I am a Midwestern Jewishish product of quite possibly the first American generation without an overriding food identity. I had an attraction to and, fortunately a knack for, cooking the food I ate and loved. For me that turned out to be westernized over sweetened MSG laden Chinese food, amazing Eastern European Jewish food and amazing East European Jewish influenced classic Midwestern Americana. And although this last cuisine’s name has a few more syllables, for me it is as legitimate a cuisine as “Greek”. I am more Jewish Mother than entrepreneur, though, so the thought of opening a restaurant with a “culinary concept” was as foreign an idea to me as basil in Matzo Balls (done it and my mother is still looking for a way to forgive me).

Hence the tag line problem.

There’s another issue, too. Not only am I a Jewish mother, but a father of two small children who I’m convinced like having me around despite the way they act, the things they say and the way they treat me. To be a full-time-line-cooking-chef was just not an option. So I’ve spent the last 10 years annoying aspiring chef after aspiring chef, trying to teach them to access that part of their deepest soul where genuine expression can flow forth. They ask questions about how many portions of salmon I think we need for a Tuesday night. I answer with stories about Provencal Soupe de Poisson, anecdotes about my children’s adventures navigating their new world, or why Reverend Gary Davis’ singing style is not shouting even though some hear it that way. Or why the best approach to mastering the sauté station is listening to Bach.  These are not just irrelevant musings, but in my mind the most appropriate answers. As it turns out, the foremost requirement that any prospective cook had to possess was the ability to understand what the fuck I was talking about at least sixty percent of the time (Reading this, you likely understand their frustration). I figured the actual cooking part would be easy enough to teach. Thus the cavalcade of chefs commenced. American South, Techno-Californian, Me, Filipino Fusion, Midwestern Lumberjack Aesthetician, Me again, Molecular Sous Vide Thomkellery, New Vego-Centric Lumberjack Aesthetician. It ends with me again, Semi Refined Nouveau Hippy Health-conscious Homestyle.

Yet somehow we were always Firefly.

After stripping away all that separates one cuisine from another we are left with just one thing in common. We are human. We crave connection. I will cook for you because I love you. I will cook for you because I want to nourish your body and soul like my body and soul were nourished by those who cared for me. I want my food to hit you like music, bypassing your brain, straight into your heart; to heal a suffering you didn’t even know you had. And above all I want to serve and eat food that is a genuine expression of someone’s unique self. Spare me cuisine that is aspiring to be perfect. I want the edges a little crinkly. I crave the chuck steak cooked over a fire with some tough spots and some tender spots; some thicker parts a little under, some thinner parts a little over. I need the too spicy, poorly balanced too much dry herbs Cajun ass kicking. Whether it’s Memphis BBQ or East Coast Seafood, a 15 course tasting menu (maybe), or my Aunt’s overcooked roast chicken (Although, not her baked fish.
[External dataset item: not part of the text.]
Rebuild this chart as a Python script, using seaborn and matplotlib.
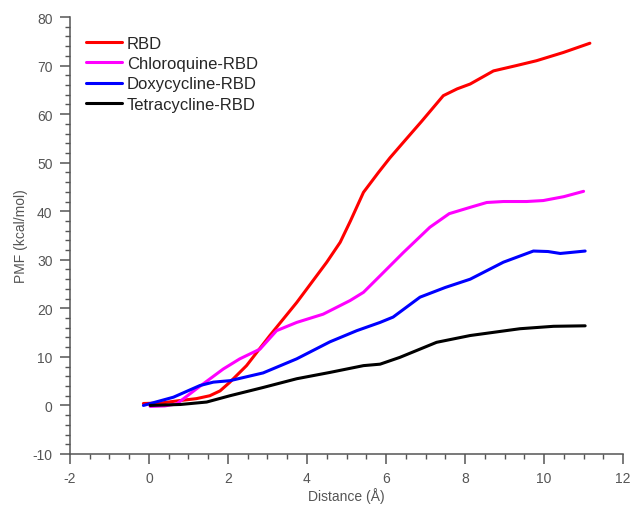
import numpy as np
import pandas as pd
import seaborn as sns
import matplotlib.pyplot as plt
from matplotlib.ticker import MultipleLocator

# values
rbd_x = [-0.14, 0.3, 0.78, 1.2, 1.54, 1.8, 2.05, 2.47, 3.06, 3.74, 4.5, 4.84, 5.1, 5.43, 5.81,
         6.1, 6.44, 6.9, 7.45, 7.8, 8.13, 8.72, 9.3, 9.81, 10.49, 11.16]
rbd_y = [0.4, 0.5, 1.0, 1.4, 2.0, 3.0, 4.8, 8.2, 14.4, 21.2, 29.5, 33.6, 38.0, 43.9, 48.0,
         51.0, 54.2, 58.5, 63.8, 65.2, 66.2, 68.9, 70.0, 71.0, 72.7, 74.6]

chl_x = [0.03, 0.4, 0.7, 1.2, 1.88, 2.3, 2.81, 3.23, 3.74, 4.41, 5.09, 5.43, 5.85, 6.44,
         7.11, 7.6, 8.13, 8.55, 8.97, 9.56, 9.98, 10.5, 11.0]
chl_y = [-0.2, -0.1, 0.3, 3.4, 7.5, 9.6, 11.6, 15.4, 17.1, 18.8, 21.6, 23.3, 26.7, 31.5,
         36.7, 39.5, 40.8, 41.8, 42.0, 42.0, 42.2, 43.0, 44.1]

dox_x = [-0.14, 0.62, 1.29, 1.63, 2.05, 2.89, 3.74, 4.58, 5.26, 5.85, 6.18, 6.86, 7.5,
         8.13, 8.97, 9.73, 10.1, 10.41, 11.04]
dox_y = [0.0, 1.7, 4.1, 4.8, 5.1, 6.7, 9.6, 13.1, 15.4, 17.1, 18.2, 22.3, 24.3,
         26.0, 29.5, 31.8, 31.7, 31.3, 31.8]

tet_x = [0.03, 0.8, 1.46, 2.05, 2.89, 3.74, 4.58, 5.43, 5.85, 6.35, 7.28, 8.13, 9.39,
         10.24, 11.04]
tet_y = [0.0, 0.2, 0.7, 2.0, 3.7, 5.5, 6.8, 8.2, 8.5, 9.9, 13.0, 14.4, 15.8,
         16.3, 16.4]

names = ["RBD", "Chloroquine-RBD", "Doxycycline-RBD", "Tetracycline-RBD"]
colors = ["#ff0000", "#ff00ff", "#0000ff", "#000000"]

frames = []
for name, xs, ys in zip(names, [rbd_x, chl_x, dox_x, tet_x], [rbd_y, chl_y, dox_y, tet_y]):
    frames.append(pd.DataFrame({"Distance": xs, "PMF": ys, "System": name}))
df = pd.concat(frames, ignore_index=True)

sns.set_style("ticks")
plt.rcParams['font.family'] = ['Liberation Sans', 'DejaVu Sans']
plt.rcParams['axes.unicode_minus'] = False

fig = plt.figure(figsize=(6.3, 5.06), dpi=100)
ax = fig.add_axes([0.111, 0.1008, 0.878, 0.8636])

sns.lineplot(data=df, x="Distance", y="PMF", hue="System", hue_order=names,
             palette=colors, linewidth=2.2, sort=False, ax=ax)

gray = "#555555"
ax.set_xlim(-2, 12)
ax.set_ylim(-10, 80)
ax.xaxis.set_major_locator(MultipleLocator(2))
ax.xaxis.set_minor_locator(MultipleLocator(0.5))
ax.yaxis.set_major_locator(MultipleLocator(10))
ax.yaxis.set_minor_locator(MultipleLocator(2))
ax.tick_params(which="major", direction="out", length=7.5, width=1.1, color=gray,
               labelcolor=gray, labelsize=10, pad=5)
ax.tick_params(which="minor", direction="out", length=3.8, width=1.0, color=gray)
sns.despine(ax=ax)
for s in ["left", "bottom"]:
    ax.spines[s].set_color(gray)
    ax.spines[s].set_linewidth(1.1)

ax.set_xlabel("Distance (Å)", color=gray, fontsize=10, labelpad=1)
ax.set_ylabel("PMF (kcal/mol)", color=gray, fontsize=10, labelpad=3)

leg = ax.legend(loc="upper left", bbox_to_anchor=(0.029, 0.957), frameon=False,
                fontsize=12, handlelength=2.15, handletextpad=0.3, labelspacing=0.32,
                borderpad=0, borderaxespad=0)
for line in leg.get_lines():
    line.set_linewidth(2.2)

fig.savefig("out.png", dpi=100)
There are lines you just shouldn’t cross.)

When you cook for me, I want all that is you on a plate, with enough skill and finesse added to make it tasty. There’s our tag line and you probably won’t see it again because as a tag line it kind of sucks. But I hope it’s why food at Firefly will look and taste like “Firefly’s food.” And it feels so good when you say you like it.

In our downright unnatural 20 year life we have had varying success in executing our “lack of concept”, a bit like in all of our human connections. But also, like these connections, we have always tried to give our best selves, as honest and vulnerable as we can muster. Rarely is the result perfect but I’m sure it’s better this way. It is real for better and worse and, like us humans, mostly delicious.

I’m not sure they’ll be letting me answer the phones anytime soon.